Material for the task »

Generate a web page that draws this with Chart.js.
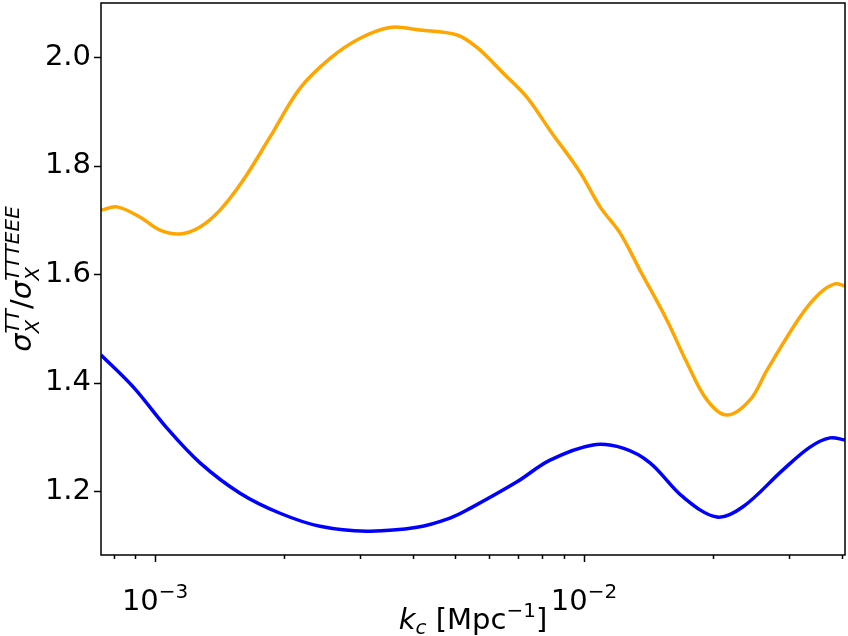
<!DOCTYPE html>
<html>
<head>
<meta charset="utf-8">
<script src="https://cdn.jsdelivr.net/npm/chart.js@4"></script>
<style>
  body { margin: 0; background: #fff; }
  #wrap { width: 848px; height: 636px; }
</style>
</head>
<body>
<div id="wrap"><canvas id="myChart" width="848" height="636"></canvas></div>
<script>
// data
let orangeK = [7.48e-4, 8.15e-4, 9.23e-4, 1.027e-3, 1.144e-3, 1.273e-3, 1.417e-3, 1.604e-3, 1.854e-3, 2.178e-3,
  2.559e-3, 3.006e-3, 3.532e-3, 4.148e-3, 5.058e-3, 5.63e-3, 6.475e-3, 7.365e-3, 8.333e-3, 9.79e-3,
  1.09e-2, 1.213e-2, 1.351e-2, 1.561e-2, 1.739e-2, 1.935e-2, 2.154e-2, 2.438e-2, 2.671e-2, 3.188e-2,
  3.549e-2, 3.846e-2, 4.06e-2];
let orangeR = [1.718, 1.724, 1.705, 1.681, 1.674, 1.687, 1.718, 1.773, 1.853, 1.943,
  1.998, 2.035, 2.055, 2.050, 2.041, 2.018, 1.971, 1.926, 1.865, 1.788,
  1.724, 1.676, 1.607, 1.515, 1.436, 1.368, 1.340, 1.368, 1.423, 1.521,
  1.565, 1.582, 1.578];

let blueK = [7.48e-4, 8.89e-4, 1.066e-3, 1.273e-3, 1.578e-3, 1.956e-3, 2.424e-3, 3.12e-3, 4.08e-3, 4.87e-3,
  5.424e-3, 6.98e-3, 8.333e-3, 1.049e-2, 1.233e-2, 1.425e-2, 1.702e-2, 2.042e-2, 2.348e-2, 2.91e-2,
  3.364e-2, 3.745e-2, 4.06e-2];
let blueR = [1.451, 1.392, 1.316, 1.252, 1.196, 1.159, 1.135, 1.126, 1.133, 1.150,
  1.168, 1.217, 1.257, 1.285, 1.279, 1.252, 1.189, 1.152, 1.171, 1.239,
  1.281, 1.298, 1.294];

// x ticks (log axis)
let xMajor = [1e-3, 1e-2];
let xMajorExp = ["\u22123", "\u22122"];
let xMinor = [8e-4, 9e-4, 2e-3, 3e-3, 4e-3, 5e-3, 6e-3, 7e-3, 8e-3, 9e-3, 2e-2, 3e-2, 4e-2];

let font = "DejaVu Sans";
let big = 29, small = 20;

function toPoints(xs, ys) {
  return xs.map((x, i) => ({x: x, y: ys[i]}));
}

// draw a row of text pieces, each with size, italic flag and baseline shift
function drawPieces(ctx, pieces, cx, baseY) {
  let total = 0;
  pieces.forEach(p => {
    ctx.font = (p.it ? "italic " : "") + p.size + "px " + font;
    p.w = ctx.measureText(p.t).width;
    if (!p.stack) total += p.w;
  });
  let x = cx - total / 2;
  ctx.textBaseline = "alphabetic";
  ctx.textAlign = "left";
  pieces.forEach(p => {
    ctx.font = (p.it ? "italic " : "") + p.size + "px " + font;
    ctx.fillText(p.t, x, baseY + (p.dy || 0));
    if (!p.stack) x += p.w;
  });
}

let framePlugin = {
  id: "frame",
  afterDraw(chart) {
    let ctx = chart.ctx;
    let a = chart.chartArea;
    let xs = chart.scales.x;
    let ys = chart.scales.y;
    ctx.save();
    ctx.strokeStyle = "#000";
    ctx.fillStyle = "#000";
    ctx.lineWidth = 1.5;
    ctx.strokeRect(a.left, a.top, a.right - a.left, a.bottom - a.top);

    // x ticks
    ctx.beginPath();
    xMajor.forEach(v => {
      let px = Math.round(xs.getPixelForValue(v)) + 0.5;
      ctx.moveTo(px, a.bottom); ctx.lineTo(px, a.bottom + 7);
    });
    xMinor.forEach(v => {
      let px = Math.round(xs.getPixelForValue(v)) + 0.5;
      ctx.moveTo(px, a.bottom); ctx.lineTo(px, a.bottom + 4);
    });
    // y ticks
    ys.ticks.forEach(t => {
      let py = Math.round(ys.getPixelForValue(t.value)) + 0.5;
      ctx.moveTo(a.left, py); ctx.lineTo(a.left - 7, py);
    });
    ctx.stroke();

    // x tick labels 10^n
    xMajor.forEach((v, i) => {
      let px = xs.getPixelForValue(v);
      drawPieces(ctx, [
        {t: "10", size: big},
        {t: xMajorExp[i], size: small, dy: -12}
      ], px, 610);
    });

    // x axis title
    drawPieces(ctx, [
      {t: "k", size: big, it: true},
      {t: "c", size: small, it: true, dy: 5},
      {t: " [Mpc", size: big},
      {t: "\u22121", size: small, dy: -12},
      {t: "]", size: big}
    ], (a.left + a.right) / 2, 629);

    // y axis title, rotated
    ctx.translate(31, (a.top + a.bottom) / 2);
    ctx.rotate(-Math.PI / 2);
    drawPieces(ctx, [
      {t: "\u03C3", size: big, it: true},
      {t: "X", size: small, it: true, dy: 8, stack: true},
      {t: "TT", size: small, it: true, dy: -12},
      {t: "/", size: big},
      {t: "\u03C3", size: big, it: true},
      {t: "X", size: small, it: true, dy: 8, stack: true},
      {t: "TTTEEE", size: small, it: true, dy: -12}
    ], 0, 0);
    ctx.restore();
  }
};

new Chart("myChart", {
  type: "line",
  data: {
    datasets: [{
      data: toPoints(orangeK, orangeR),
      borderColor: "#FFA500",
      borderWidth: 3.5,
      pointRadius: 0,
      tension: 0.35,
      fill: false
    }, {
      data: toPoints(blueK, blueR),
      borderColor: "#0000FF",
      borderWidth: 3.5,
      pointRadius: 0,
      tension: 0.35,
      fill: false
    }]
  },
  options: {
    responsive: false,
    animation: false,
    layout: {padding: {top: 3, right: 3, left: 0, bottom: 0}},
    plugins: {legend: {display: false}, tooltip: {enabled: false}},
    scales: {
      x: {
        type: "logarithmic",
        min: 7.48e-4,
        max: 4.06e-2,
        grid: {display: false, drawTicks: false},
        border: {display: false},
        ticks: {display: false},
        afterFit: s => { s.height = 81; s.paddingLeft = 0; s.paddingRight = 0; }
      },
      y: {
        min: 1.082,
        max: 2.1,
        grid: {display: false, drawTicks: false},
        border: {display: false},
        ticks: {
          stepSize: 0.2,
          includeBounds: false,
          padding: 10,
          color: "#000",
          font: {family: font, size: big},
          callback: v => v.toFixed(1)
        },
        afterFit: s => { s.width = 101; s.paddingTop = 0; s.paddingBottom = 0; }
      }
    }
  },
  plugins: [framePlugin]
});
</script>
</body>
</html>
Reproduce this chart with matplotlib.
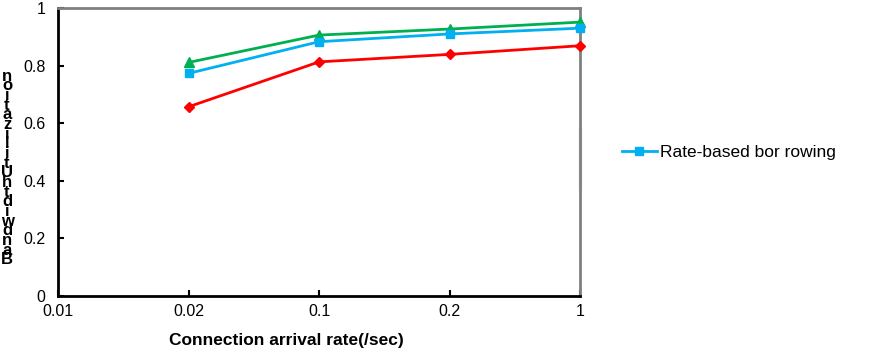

Task goal » Please repeat exactly the data above from its first line to the line that contains "1.281, 1.298, 1.294];", inclusive, and leave every picture out.

Output for this task »
Generate a web page that draws this with Chart.js.
<!DOCTYPE html>
<html>
<head>
<meta charset="utf-8">
<script src="https://cdn.jsdelivr.net/npm/chart.js@4"></script>
<style>
  body { margin: 0; background: #fff; }
  #wrap { width: 848px; height: 636px; }
</style>
</head>
<body>
<div id="wrap"><canvas id="myChart" width="848" height="636"></canvas></div>
<script>
// data
let orangeK = [7.48e-4, 8.15e-4, 9.23e-4, 1.027e-3, 1.144e-3, 1.273e-3, 1.417e-3, 1.604e-3, 1.854e-3, 2.178e-3,
  2.559e-3, 3.006e-3, 3.532e-3, 4.148e-3, 5.058e-3, 5.63e-3, 6.475e-3, 7.365e-3, 8.333e-3, 9.79e-3,
  1.09e-2, 1.213e-2, 1.351e-2, 1.561e-2, 1.739e-2, 1.935e-2, 2.154e-2, 2.438e-2, 2.671e-2, 3.188e-2,
  3.549e-2, 3.846e-2, 4.06e-2];
let orangeR = [1.718, 1.724, 1.705, 1.681, 1.674, 1.687, 1.718, 1.773, 1.853, 1.943,
  1.998, 2.035, 2.055, 2.050, 2.041, 2.018, 1.971, 1.926, 1.865, 1.788,
  1.724, 1.676, 1.607, 1.515, 1.436, 1.368, 1.340, 1.368, 1.423, 1.521,
  1.565, 1.582, 1.578];

let blueK = [7.48e-4, 8.89e-4, 1.066e-3, 1.273e-3, 1.578e-3, 1.956e-3, 2.424e-3, 3.12e-3, 4.08e-3, 4.87e-3,
  5.424e-3, 6.98e-3, 8.333e-3, 1.049e-2, 1.233e-2, 1.425e-2, 1.702e-2, 2.042e-2, 2.348e-2, 2.91e-2,
  3.364e-2, 3.745e-2, 4.06e-2];
let blueR = [1.451, 1.392, 1.316, 1.252, 1.196, 1.159, 1.135, 1.126, 1.133, 1.150,
  1.168, 1.217, 1.257, 1.285, 1.279, 1.252, 1.189, 1.152, 1.171, 1.239,
  1.281, 1.298, 1.294];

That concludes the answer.